NORTHUMBERLAND County Council’s decision to end charity collections of textiles in their current form at recycling centres has been branded a “money-grabbing” exercise by Tory county councillors.
The council’s Lib Dem administration insists that the move will lead to more fabrics being recycled and is in the best interests of council tax payers.
The council has outsourced the recovery of textiles to Nathan’s Wastesavers, a deal set to earn it up to £300,000 a year.
The Scottish company will provide containers at Ashington’s North Seaton Industrial Estate household waste recovery centre and 43 other recycling sites county-wide.
The council claims the move will also help charities collect at up to 74 new locations, but the Conservative opposition has branded the decision money-grabbing, unnecessary and unfair.
Tory group leader Peter Jackson, of Ponteland, said: “This money-grabbing move is entirely unnecessary, as the council budget has £2.8m of slack in it.
“It is short-sighted as the charities who will lose out do crucial local work with vulnerable young, elderly and disabled people.
“It is also unfair, with the Lib Dem axe once again falling upon those least able to defend themselves.”

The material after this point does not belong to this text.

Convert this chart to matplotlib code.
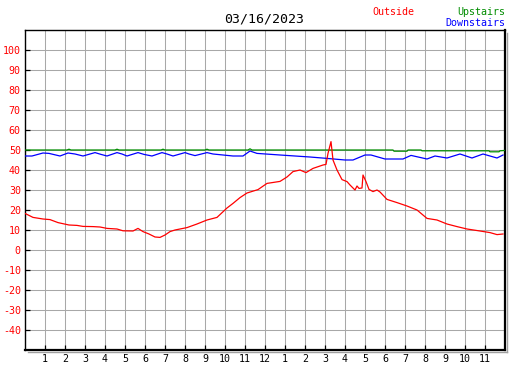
import matplotlib
matplotlib.use("Agg")
import matplotlib.pyplot as plt
from matplotlib.lines import Line2D

# Data (hours since midnight, degrees)
title = "03/16/2023"
hour_ticks = list(range(1, 24))
hour_labels = [str(h) for h in range(1, 13)] + [str(h) for h in range(1, 12)]
temp_ticks = list(range(-40, 101, 10))

outside_h = [0, 0.4, 0.9, 1.25, 1.65, 2.2, 2.6, 2.9, 3.4, 3.75, 4.1, 4.6, 4.9,
             5.4, 5.65, 5.9, 6.2, 6.5, 6.75, 7.0, 7.25, 7.5, 8.1, 8.6, 9.1,
             9.6, 10.1, 10.4, 10.75, 11.1, 11.65, 12.1, 12.75, 13.1, 13.4,
             13.75, 14.05, 14.4, 14.9, 15.05, 15.15, 15.3, 15.4, 15.6, 15.85,
             16.1, 16.25, 16.5, 16.6, 16.7, 16.85, 16.9, 17.05, 17.2, 17.4,
             17.6, 17.75, 18.1, 18.6, 19.1, 19.6, 20.1, 20.6, 21.1, 21.6,
             22.1, 22.75, 23.25, 23.6, 23.9]
outside_t = [18.3, 16.3, 15.5, 15.2, 13.7, 12.5, 12.3, 11.8, 11.7, 11.5, 10.8,
             10.5, 9.6, 9.5, 10.8, 9.2, 8.0, 6.5, 6.3, 7.5, 9.2, 10, 11.2, 13,
             15, 16.3, 21, 23.3, 26.2, 28.5, 30.2, 33.3, 34.3, 36.5, 39.2, 40,
             38.7, 40.8, 42.5, 42.8, 48.3, 54.2, 45, 40, 35.2, 34.2, 32.5, 30,
             32, 30.8, 31, 37.5, 34.2, 30.3, 29.2, 30, 29, 25.3, 23.7, 22, 20,
             15.8, 15, 13, 11.7, 10.5, 9.5, 8.7, 7.7, 8]

upstairs_h = [0, 2.1, 2.2, 2.3, 4.5, 4.6, 4.7, 6.8, 6.9, 7.0, 9.0, 9.1, 9.2,
              11.15, 11.25, 11.35, 18.4, 18.45, 19.1, 19.15, 19.8, 19.85,
              23.2, 23.25, 23.7, 23.75, 24]
upstairs_t = [50, 50, 50.4, 50, 50, 50.4, 50, 50, 50.4, 50, 50, 50.4, 50,
              50, 50.6, 50, 50, 49.4, 49.4, 50, 50, 49.6, 49.6, 49.1, 49.1,
              49.6, 49.8]

downstairs_h = [0, 0.35, 0.9, 1.2, 1.75, 2.15, 2.5, 2.9, 3.5, 3.8, 4.1, 4.6,
                4.85, 5.1, 5.65, 5.95, 6.35, 6.85, 7.1, 7.4, 8.0, 8.2, 8.5,
                9.1, 9.4, 10.4, 10.9, 11.25, 11.6, 12.75, 14.25, 15.1, 16.0,
                16.4, 17.0, 17.3, 18.0, 18.9, 19.3, 20.1, 20.5, 21.1, 21.75,
                22.35, 22.9, 23.6, 23.9]
downstairs_t = [47, 47, 48.5, 48.3, 47, 48.5, 48, 47, 48.7, 47.8, 47, 48.7,
                48, 47, 48.7, 47.8, 47, 48.7, 48, 47, 48.7, 48, 47.2, 48.7,
                48, 47, 47, 49.5, 48.3, 47.5, 46.5, 45.8, 45, 45, 47.5, 47.5,
                45.5, 45.5, 47.3, 45.5, 47, 46, 48, 46, 48, 46, 47.5]

W, H = 527, 370
fig = plt.figure(figsize=(W / 100, H / 100), dpi=100)
font = "DejaVu Sans Mono"

left, right, top, bottom = 25, 505, 30, 350
ax = fig.add_axes([left / W, 1 - bottom / H, (right - left) / W, (bottom - top) / H])

grid_color = "#a8a8a8"
for h in hour_ticks:
    ax.axvline(h, color=grid_color, linewidth=0.75, zorder=1)
for t in temp_ticks:
    ax.axhline(t, color=grid_color, linewidth=0.75, zorder=1)

ax.plot(upstairs_h, upstairs_t, color="#008c00", linewidth=0.9, zorder=3)
ax.plot(downstairs_h, downstairs_t, color="#0000ff", linewidth=0.9, zorder=3)
ax.plot(outside_h, outside_t, color="#ff0000", linewidth=0.9, zorder=4)

ax.set_xlim(0, 24)
ax.set_ylim(-50, 110)

ax.set_xticks(hour_ticks)
ax.set_xticklabels(hour_labels, fontfamily=font, fontsize=7.2)
ax.set_yticks(temp_ticks)
ax.set_yticklabels([str(t) for t in temp_ticks], fontfamily=font,
                   fontsize=7.2, color="#ff0000")
ax.tick_params(axis="both", direction="in", length=3.5, width=0.9,
               color="black", pad=3)

for side in ["left", "top"]:
    ax.spines[side].set_linewidth(1.0)
for side in ["right", "bottom"]:
    ax.spines[side].set_linewidth(1.6)

# drop shadow along right and bottom edges
shadow = "#a0a0a0"
fig.add_artist(Line2D([(left + 3) / W, (right + 2) / W],
                      [1 - (bottom + 2) / H] * 2, color=shadow, linewidth=1.0))
fig.add_artist(Line2D([(right + 2) / W] * 2,
                      [1 - (top + 3) / H, 1 - (bottom + 2) / H],
                      color=shadow, linewidth=1.0))

fig.text(264 / W, 1 - 19 / H, title, fontfamily=font, fontsize=9.5,
         ha="center", va="center")
fig.text(393 / W, 1 - 12 / H, "Outside", fontfamily=font, fontsize=7.2,
         color="#ff0000", ha="center", va="center")
fig.text(505 / W, 1 - 12 / H, "Upstairs", fontfamily=font, fontsize=7.2,
         color="#008c00", ha="right", va="center")
fig.text(505 / W, 1 - 23 / H, "Downstairs", fontfamily=font, fontsize=7.2,
         color="#0000ff", ha="right", va="center")

fig.savefig("out.png", dpi=100)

Council leader Jeff Reid, of Blyth, defended the decision, saying: “We know that seven per cent of what we throw away is fabrics, and that’s not what people put in charity bags – that’s what is going into general waste.
“If seven per cent is going into general rubbish, there is vast potential to increase the total of the fabric that gets recycled.
“We are doing what we feel is in the best interests of the taxpayers of Northumberland.”